▶ **Data lines**
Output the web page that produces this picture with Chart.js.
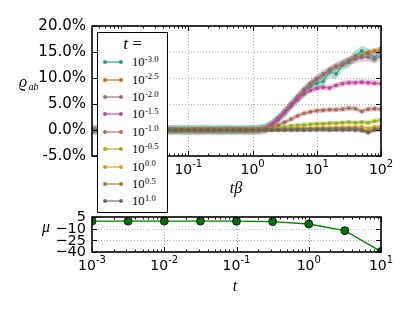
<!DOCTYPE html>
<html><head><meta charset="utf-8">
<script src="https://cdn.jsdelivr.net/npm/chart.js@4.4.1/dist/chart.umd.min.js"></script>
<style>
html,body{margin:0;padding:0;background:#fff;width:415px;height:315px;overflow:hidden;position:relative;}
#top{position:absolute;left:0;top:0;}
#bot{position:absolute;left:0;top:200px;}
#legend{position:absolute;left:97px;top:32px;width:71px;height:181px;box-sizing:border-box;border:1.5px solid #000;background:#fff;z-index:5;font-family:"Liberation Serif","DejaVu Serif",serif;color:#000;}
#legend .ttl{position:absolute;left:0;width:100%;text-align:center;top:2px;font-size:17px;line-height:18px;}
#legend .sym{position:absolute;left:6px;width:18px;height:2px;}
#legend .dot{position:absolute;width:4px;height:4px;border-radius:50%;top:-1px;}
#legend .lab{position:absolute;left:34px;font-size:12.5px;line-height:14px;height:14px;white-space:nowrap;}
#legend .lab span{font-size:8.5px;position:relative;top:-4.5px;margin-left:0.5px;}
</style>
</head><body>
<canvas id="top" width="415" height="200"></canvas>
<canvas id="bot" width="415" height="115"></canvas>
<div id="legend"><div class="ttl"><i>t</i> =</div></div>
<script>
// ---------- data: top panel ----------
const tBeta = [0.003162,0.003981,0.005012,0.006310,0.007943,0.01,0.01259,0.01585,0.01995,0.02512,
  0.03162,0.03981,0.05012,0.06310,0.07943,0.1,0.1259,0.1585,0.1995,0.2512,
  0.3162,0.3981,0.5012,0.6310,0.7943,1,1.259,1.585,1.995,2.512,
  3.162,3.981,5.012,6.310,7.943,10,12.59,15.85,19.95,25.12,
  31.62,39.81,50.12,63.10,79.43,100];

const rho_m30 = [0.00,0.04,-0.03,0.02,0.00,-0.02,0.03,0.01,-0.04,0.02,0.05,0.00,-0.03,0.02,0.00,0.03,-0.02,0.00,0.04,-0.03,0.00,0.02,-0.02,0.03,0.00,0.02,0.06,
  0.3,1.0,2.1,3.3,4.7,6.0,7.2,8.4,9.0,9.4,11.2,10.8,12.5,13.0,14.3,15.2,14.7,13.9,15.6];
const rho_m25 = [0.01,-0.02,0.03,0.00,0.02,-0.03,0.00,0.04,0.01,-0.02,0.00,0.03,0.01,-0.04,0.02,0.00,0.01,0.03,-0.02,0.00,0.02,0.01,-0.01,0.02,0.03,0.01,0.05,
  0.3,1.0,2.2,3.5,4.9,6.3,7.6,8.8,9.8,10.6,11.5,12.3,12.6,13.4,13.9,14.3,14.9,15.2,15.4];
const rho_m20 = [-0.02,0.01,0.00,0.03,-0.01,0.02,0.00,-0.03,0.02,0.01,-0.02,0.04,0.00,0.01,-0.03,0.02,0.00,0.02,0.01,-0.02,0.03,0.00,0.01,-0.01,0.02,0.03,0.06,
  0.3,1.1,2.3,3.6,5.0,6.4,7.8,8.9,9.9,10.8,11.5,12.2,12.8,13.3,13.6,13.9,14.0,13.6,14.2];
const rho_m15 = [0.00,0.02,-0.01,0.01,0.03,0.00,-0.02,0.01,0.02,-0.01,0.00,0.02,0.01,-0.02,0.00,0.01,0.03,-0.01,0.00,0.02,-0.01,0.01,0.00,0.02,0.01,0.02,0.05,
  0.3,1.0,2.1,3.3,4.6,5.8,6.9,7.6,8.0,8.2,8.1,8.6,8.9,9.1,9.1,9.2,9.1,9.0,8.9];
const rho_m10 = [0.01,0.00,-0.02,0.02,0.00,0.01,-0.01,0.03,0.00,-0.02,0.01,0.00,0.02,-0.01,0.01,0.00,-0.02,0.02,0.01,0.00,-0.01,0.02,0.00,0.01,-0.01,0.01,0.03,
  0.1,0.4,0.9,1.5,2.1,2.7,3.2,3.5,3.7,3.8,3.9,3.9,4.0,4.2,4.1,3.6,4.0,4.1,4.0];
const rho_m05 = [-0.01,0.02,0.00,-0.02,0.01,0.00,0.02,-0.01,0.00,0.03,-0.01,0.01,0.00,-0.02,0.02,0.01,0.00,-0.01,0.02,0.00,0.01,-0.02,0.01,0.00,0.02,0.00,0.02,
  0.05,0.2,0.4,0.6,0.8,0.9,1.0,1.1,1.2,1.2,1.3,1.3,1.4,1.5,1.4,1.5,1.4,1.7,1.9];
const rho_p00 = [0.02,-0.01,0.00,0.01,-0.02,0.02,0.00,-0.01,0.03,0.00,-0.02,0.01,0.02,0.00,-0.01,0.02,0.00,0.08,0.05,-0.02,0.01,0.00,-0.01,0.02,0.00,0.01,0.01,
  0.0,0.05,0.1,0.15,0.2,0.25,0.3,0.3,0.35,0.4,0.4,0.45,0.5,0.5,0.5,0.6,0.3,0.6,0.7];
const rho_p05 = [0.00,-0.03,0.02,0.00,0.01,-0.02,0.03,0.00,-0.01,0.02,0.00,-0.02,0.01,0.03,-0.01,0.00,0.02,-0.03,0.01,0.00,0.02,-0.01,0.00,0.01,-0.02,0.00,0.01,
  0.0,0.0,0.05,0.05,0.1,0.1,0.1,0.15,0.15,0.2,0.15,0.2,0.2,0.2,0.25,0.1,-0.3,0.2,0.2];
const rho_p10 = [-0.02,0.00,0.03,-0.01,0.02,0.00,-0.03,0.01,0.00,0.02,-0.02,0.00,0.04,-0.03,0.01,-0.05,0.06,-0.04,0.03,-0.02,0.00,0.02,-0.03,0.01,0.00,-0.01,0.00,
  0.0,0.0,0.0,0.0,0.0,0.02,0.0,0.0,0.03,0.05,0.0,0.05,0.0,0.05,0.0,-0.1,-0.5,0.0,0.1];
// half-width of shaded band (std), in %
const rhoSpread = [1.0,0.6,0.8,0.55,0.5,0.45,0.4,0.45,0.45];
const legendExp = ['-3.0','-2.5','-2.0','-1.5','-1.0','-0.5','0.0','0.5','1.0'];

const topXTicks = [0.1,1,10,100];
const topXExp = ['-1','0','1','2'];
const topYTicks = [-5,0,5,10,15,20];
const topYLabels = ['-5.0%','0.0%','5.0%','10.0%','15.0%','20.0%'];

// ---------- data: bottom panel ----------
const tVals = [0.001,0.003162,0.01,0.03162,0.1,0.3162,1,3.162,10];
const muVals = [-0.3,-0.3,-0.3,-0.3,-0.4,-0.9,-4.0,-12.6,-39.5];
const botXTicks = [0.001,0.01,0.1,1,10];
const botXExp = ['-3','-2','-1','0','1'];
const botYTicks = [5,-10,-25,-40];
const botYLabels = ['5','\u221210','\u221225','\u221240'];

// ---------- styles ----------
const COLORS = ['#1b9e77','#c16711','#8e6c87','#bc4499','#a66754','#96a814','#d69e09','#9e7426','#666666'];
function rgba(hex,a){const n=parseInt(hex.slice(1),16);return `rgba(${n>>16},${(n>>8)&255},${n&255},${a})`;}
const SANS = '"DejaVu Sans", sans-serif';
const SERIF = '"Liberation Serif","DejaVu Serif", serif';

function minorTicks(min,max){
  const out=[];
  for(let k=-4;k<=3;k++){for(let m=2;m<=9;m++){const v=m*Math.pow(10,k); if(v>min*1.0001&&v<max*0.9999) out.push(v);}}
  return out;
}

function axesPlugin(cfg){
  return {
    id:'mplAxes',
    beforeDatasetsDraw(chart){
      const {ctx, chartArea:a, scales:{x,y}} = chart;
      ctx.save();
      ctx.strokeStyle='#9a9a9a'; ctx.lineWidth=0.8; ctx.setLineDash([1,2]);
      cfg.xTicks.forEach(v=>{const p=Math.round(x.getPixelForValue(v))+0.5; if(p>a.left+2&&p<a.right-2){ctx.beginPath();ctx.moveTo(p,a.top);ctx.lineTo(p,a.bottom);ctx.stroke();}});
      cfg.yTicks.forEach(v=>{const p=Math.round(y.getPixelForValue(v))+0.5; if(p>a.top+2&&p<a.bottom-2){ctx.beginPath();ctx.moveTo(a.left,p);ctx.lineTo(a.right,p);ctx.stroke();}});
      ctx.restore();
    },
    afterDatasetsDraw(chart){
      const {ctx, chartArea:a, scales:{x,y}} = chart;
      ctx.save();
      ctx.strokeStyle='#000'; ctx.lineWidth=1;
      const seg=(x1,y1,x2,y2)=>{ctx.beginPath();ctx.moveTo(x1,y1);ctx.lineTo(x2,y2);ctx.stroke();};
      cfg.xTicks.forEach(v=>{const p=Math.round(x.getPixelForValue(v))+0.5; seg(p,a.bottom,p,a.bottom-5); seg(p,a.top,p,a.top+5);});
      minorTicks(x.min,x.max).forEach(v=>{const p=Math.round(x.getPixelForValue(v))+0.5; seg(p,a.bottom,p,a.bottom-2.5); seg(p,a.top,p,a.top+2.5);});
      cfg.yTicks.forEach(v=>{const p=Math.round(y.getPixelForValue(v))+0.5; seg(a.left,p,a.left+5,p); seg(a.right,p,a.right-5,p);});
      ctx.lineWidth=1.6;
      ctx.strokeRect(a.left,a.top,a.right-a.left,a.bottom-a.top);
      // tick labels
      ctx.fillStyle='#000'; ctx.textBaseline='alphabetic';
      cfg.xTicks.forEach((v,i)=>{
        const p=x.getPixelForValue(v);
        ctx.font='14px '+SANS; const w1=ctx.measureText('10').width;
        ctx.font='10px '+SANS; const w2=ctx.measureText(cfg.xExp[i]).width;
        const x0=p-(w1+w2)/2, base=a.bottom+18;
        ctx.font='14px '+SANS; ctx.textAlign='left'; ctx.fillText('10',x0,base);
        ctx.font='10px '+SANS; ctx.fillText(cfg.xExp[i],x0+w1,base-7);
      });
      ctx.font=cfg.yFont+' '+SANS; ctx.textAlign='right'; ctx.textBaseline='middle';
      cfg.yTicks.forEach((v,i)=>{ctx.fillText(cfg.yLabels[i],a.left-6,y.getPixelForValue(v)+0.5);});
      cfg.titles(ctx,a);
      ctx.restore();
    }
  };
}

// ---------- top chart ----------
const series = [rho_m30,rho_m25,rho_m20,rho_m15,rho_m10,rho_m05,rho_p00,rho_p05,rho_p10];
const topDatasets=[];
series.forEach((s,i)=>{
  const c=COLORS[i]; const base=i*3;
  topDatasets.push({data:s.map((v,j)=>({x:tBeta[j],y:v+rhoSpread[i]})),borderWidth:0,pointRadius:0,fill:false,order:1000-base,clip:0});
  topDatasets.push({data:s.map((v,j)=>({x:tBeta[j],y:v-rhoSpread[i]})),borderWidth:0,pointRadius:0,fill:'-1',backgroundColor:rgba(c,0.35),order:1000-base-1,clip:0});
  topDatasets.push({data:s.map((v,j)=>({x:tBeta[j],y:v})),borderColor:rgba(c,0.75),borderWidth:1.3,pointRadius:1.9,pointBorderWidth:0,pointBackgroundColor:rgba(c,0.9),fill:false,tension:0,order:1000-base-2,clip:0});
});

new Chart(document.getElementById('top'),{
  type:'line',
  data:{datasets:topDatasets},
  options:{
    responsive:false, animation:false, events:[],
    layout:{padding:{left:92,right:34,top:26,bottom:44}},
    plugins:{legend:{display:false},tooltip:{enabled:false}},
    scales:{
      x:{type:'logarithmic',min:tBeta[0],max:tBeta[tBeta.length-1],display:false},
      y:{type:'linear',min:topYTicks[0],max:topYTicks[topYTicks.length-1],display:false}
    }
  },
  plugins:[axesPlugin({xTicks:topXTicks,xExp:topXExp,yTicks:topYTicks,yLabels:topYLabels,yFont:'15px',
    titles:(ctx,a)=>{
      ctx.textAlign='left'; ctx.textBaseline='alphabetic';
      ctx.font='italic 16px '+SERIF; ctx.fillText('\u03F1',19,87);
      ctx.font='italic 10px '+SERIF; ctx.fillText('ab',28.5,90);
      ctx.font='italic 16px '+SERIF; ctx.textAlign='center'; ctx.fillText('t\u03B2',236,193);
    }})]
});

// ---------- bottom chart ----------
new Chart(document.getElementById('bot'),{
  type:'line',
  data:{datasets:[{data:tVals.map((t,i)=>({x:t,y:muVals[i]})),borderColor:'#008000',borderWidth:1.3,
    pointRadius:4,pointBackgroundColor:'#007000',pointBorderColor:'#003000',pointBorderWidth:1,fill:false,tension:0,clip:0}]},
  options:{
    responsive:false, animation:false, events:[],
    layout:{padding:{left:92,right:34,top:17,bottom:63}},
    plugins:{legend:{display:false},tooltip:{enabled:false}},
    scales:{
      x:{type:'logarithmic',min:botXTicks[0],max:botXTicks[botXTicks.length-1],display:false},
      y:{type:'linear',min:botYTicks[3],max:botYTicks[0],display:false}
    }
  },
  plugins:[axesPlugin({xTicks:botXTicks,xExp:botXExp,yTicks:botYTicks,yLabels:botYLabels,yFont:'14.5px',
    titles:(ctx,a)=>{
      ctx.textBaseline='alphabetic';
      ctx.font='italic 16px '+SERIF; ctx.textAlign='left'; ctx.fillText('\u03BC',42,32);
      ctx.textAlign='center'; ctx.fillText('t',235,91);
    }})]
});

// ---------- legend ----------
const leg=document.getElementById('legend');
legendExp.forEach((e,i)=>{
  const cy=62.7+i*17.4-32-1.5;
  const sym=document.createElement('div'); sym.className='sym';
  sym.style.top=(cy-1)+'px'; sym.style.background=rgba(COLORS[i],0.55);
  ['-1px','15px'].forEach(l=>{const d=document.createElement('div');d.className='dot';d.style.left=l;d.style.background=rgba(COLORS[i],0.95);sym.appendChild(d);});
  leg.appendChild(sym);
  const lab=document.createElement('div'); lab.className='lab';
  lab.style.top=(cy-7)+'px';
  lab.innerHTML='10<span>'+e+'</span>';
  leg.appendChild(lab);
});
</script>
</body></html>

▶ **Objective**
Reproduce the material above from its first line through the line containing "31.62,39.81,50.12,63.10,79.43,100];", both ends included, and skip every picture.

▶ **Result**
Output the web page that produces this picture with Chart.js.
<!DOCTYPE html>
<html><head><meta charset="utf-8">
<script src="https://cdn.jsdelivr.net/npm/chart.js@4.4.1/dist/chart.umd.min.js"></script>
<style>
html,body{margin:0;padding:0;background:#fff;width:415px;height:315px;overflow:hidden;position:relative;}
#top{position:absolute;left:0;top:0;}
#bot{position:absolute;left:0;top:200px;}
#legend{position:absolute;left:97px;top:32px;width:71px;height:181px;box-sizing:border-box;border:1.5px solid #000;background:#fff;z-index:5;font-family:"Liberation Serif","DejaVu Serif",serif;color:#000;}
#legend .ttl{position:absolute;left:0;width:100%;text-align:center;top:2px;font-size:17px;line-height:18px;}
#legend .sym{position:absolute;left:6px;width:18px;height:2px;}
#legend .dot{position:absolute;width:4px;height:4px;border-radius:50%;top:-1px;}
#legend .lab{position:absolute;left:34px;font-size:12.5px;line-height:14px;height:14px;white-space:nowrap;}
#legend .lab span{font-size:8.5px;position:relative;top:-4.5px;margin-left:0.5px;}
</style>
</head><body>
<canvas id="top" width="415" height="200"></canvas>
<canvas id="bot" width="415" height="115"></canvas>
<div id="legend"><div class="ttl"><i>t</i> =</div></div>
<script>
// ---------- data: top panel ----------
const tBeta = [0.003162,0.003981,0.005012,0.006310,0.007943,0.01,0.01259,0.01585,0.01995,0.02512,
  0.03162,0.03981,0.05012,0.06310,0.07943,0.1,0.1259,0.1585,0.1995,0.2512,
  0.3162,0.3981,0.5012,0.6310,0.7943,1,1.259,1.585,1.995,2.512,
  3.162,3.981,5.012,6.310,7.943,10,12.59,15.85,19.95,25.12,
  31.62,39.81,50.12,63.10,79.43,100];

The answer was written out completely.